Eczema is an inflammatory skin condition in which the immune system overreacts to certain triggers, including irritants and allergens. Itching leads to scratching and then an eczema rash. Common eczema triggers include skincare products, detergents, fragrances, hot or cold weather and stress. The exact cause of eczema is unknown, but it’s thought to be a combination of environmental factors and genetics.
What is psoriasis?
Like eczema, psoriasis is driven by inflammation, and the symptoms can be worsened by triggers such as allergens and certain weather conditions. But unlike eczema, psoriasis is an autoimmune disease. In these diseases, the immune system mistakenly attacks healthy tissue. If you have psoriasis, your immune system is constantly in overdrive. This causes new skin cells to grow up to 10 times faster than usual and pile on top of the skin instead of shedding. The result is raised patches. What causes psoriasis isn’t well understood, but as with eczema, genetic and environmental factors are probably involved.
What does eczema look like?
There are several types of eczema. The most common one, atopic dermatitis, involves dry, cracked skin that itches. Scratching causes a rash that’s red in people with lighter skin and may be brown or purple in people with darker skin. You may notice scaly patches or see small, rough bumps that ooze a clear or straw-colored fluid and eventually crust over. Over time, you may develop thick, leathery patches of skin.
What does psoriasis look like?
The most common type of psoriasis, plaque psoriasis, causes thick, raised patches called plaques. Psoriatic plaques can look a bit like an eczema rash and are similar in color, but they are typically covered in distinctive silvery-white scales or, in dark skin, gray scales. It’s harder to tell the conditions apart if you have early psoriasis, since the only symptoms of early psoriasis tend to be an inflamed, raised patch of skin and itching.
The difference between psoriasis and eczema: potential clues
Eczema is between three and four times more common in the United States than psoriasis, but psoriasis affects more than 8 million people nationwide, so don’t discount it as a possibility. Here are some clues that help distinguish psoriasis vs eczema.
- Oozing. Unlike an eczema rash, psoriatic plaques don’t ooze. “Oozing is probably the closest thing to a telltale sign that a patient has eczema and not psoriasis,” said Dr.
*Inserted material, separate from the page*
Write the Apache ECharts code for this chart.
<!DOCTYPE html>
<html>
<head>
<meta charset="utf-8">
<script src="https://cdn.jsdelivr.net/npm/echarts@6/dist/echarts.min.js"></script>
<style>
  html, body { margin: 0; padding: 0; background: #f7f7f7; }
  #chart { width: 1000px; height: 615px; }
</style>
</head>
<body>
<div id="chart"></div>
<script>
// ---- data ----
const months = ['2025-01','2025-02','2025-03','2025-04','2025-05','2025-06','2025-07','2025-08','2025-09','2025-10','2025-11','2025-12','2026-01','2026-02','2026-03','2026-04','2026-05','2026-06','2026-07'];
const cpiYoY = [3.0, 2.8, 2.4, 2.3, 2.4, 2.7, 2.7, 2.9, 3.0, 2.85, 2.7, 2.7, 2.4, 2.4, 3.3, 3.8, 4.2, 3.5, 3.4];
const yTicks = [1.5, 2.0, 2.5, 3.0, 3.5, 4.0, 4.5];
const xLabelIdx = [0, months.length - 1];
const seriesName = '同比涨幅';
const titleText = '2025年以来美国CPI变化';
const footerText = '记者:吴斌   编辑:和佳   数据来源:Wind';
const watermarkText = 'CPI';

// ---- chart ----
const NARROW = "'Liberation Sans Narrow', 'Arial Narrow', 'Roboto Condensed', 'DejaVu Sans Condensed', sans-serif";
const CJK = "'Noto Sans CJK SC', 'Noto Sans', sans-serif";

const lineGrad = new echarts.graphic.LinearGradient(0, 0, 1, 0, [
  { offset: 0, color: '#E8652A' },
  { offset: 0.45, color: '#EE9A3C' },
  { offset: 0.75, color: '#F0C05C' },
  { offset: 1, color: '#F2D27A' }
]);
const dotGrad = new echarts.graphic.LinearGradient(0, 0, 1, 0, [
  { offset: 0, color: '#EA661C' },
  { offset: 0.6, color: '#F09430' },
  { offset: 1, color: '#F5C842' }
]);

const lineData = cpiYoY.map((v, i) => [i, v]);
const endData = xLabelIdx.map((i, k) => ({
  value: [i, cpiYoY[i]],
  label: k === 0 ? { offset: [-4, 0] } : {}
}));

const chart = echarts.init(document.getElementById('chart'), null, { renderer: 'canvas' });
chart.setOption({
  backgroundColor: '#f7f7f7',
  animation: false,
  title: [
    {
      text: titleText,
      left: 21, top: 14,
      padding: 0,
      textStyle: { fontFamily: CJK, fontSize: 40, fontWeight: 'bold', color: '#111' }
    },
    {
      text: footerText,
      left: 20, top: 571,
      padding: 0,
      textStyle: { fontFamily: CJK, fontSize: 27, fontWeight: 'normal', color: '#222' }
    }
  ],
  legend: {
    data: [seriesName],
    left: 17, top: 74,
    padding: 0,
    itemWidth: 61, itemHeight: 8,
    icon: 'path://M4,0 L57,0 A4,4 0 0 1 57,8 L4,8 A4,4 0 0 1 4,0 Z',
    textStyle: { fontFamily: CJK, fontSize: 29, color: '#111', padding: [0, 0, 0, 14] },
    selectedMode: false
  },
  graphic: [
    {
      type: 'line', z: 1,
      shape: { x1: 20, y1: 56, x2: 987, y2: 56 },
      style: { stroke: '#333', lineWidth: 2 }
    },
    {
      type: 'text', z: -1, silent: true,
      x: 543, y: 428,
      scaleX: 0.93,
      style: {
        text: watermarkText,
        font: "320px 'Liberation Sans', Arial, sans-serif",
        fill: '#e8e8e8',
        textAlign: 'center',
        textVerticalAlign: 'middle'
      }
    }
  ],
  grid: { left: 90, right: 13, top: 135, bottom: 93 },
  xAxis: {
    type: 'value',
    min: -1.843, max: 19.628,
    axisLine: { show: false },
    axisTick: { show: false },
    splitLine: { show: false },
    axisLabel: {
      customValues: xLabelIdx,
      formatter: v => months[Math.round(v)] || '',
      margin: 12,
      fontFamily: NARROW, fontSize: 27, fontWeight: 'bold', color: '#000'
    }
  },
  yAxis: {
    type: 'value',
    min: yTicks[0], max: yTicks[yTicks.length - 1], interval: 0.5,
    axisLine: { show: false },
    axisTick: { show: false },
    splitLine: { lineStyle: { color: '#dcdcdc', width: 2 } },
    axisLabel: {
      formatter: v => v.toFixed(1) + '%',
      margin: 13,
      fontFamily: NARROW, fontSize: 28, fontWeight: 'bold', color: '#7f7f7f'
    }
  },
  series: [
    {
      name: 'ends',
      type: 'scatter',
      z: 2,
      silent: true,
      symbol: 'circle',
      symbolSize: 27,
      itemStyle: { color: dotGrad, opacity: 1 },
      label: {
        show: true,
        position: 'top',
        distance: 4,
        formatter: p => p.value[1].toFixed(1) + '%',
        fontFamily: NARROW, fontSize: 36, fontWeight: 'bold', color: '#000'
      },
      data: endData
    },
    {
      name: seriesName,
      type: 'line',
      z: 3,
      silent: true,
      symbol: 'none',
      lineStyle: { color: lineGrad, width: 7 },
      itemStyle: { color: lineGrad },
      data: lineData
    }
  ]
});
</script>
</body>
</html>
Snyder.
- Level of itching. Itching is the most common symptom of eczema, and at times, it can be intense. Psoriasis also causes itching, but it’s usually milder.
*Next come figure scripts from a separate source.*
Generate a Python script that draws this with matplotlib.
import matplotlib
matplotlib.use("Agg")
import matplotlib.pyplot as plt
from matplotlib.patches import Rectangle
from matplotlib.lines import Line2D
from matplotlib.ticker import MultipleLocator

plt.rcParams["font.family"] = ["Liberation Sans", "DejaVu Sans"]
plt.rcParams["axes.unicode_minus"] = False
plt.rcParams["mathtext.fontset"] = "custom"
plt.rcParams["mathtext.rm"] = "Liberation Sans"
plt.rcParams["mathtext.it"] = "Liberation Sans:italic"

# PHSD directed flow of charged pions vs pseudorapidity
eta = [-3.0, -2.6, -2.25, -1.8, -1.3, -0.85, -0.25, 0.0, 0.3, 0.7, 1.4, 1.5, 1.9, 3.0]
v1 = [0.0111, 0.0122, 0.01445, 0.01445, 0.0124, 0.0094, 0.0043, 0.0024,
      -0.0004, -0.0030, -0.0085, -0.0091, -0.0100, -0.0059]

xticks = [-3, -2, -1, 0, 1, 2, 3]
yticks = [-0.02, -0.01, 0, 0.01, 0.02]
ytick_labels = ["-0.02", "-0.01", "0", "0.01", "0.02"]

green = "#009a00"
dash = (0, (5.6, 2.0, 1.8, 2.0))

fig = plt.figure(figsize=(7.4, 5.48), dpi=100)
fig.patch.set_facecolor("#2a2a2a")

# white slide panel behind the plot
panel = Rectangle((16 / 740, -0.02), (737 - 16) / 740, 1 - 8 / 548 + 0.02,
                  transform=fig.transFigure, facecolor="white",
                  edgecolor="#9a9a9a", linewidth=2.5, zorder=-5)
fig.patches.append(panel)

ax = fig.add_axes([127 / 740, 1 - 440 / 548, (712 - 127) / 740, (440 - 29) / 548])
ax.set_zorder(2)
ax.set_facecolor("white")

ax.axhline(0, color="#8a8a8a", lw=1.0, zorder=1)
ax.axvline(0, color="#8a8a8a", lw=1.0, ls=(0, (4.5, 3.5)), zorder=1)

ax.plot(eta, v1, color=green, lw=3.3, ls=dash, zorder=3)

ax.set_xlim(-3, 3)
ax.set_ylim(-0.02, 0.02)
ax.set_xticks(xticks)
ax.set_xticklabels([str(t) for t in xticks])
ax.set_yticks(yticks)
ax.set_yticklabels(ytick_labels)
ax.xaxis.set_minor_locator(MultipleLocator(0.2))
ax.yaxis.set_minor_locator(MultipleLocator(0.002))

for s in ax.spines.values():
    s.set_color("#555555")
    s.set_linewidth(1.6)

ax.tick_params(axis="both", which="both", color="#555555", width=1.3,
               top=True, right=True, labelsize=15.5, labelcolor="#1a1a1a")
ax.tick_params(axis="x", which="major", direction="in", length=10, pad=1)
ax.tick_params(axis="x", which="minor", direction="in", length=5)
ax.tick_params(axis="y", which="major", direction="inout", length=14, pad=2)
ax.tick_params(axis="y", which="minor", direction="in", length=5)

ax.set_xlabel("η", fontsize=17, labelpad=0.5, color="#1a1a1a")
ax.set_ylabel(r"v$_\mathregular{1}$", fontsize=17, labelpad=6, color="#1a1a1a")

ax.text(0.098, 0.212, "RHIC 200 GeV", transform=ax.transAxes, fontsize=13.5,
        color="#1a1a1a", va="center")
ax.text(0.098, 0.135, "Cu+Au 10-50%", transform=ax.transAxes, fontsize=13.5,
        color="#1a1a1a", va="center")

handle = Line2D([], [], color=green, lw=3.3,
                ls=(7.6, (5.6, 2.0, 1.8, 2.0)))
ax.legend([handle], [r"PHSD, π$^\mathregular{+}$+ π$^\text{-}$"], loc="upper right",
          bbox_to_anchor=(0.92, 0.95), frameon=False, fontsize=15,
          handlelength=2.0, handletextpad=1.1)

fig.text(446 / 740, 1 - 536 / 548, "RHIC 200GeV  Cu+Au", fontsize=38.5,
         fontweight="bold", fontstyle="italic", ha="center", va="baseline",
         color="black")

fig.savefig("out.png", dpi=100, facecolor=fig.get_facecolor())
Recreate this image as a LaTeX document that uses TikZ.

- Level of pain. Eczema usually doesn’t hurt, though it can sting or burn, especially if you scratch hard enough to break the skin. Psoriasis is more likely to be painful, causing stabbing, throbbing or aching sensations.
- Skin thickness. Psoriatic plaques are usually thicker than the leathery patches of skin sometimes seen in eczema.
- Age symptoms first appear. Both conditions can emerge at any age, but eczema most commonly develops in babies and children and sometimes persists into adulthood. Psoriasis is likely to first appear between ages 15 and 35.
- Affected areas. Eczema and psoriasis can appear on any part of the body, but eczema is most likely to show up on the hands, face, back of the neck, back of the knees and crooks of the elbow. Psoriasis often appears on the knees and elbows as well (on the front of the knee and outer elbows, however) and also the scalp and lower back.
- The edges of the dry patches. Psoriasis plaques have sharply defined edges, while the edges of eczema patches are less distinct.
- Nail symptoms. Eczema and psoriasis can affect the fingernails and toenails. Both conditions can cause pitting (pinprick holes) in the nails, but people with nail psoriasis may also notice white discoloration and lifting of the nails from the nail bed.
If you suspect you have eczema or psoriasis, see a dermatologist. Left untreated, both conditions can decrease your quality of life and even contribute to depression.
“Psoriasis in particular should be treated right away,” said Dr. Snyder. “If you have it, you’re at greater risk for psoriatic arthritis as well as cardiovascular disease, type 2 diabetes and high blood pressure.”
Your dermatologist can provide an accurate diagnosis and develop a treatment plan that’s right for you.